We have not overlooked the testimony of both Henry, Sr., and Henry, Jr., tending to indicate that there were no such restrictions on Henry, Jr.’s right to receive payment of the compensation voted or of its use, such as had been the case with John. Be that as it may, however, the facts show that from the time of the assignments by Henry, Sr., in 1945 of certain of the insurance policies on his life to his wife and his two sons, Junior had been able to pay his share of the premiums only through gifts made to him, from time to time, for that purpose, allowance being made for the rent which he did receive on his farm and which was applied to the insurance payments.

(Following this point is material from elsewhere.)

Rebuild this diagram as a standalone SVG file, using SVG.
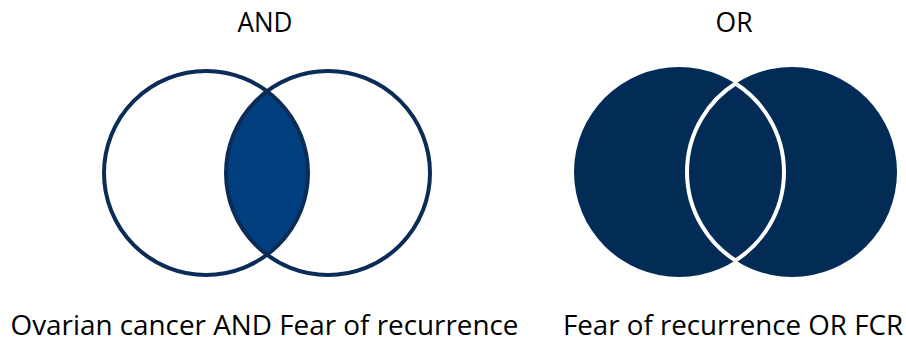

The evidence further shows that after John’s dismissal and he and his mother had assigned their interests in the insurance policies to Henry, Jr., that Henry, Jr., was thereafter able to pay the premiums on the policies through loans obtained largely from petitioner, and that the salary checks made payable to him as secretary-treasurer were deposited back to the account of the petitioner and applied on its books in satisfaction of loans or advances which had been made by petitioner for the purpose of meeting these insurance premiums. The evidence further shows that checks were regularly issued by Henry, Sr., to Henry, Jr., during the period of his service in the Army, for managing the. farms. But as in the case of the salary checks issued by petitioner, the farm checks were likewise applied to the payment of the insurance premiums, or used in repaying loans obtained from Henry, Sr., for insurance premium payments.

Based on the record as a whole, and considering the testimony of Henry, Jr., and that of Henry, Sr., in the light of other evidence, we are not even moderately persuaded that reasonable compensation for the services actually rendered by Henry, Jr., during the years 1953,1954, and 1955 was even as much as was allowed by the respondent in his determination of the deficiencies herein. To the contrary, we think that the evidence convincingly shows that the respondent did in his determinations allow amounts greater than reasonable compensation for the services actually rendered.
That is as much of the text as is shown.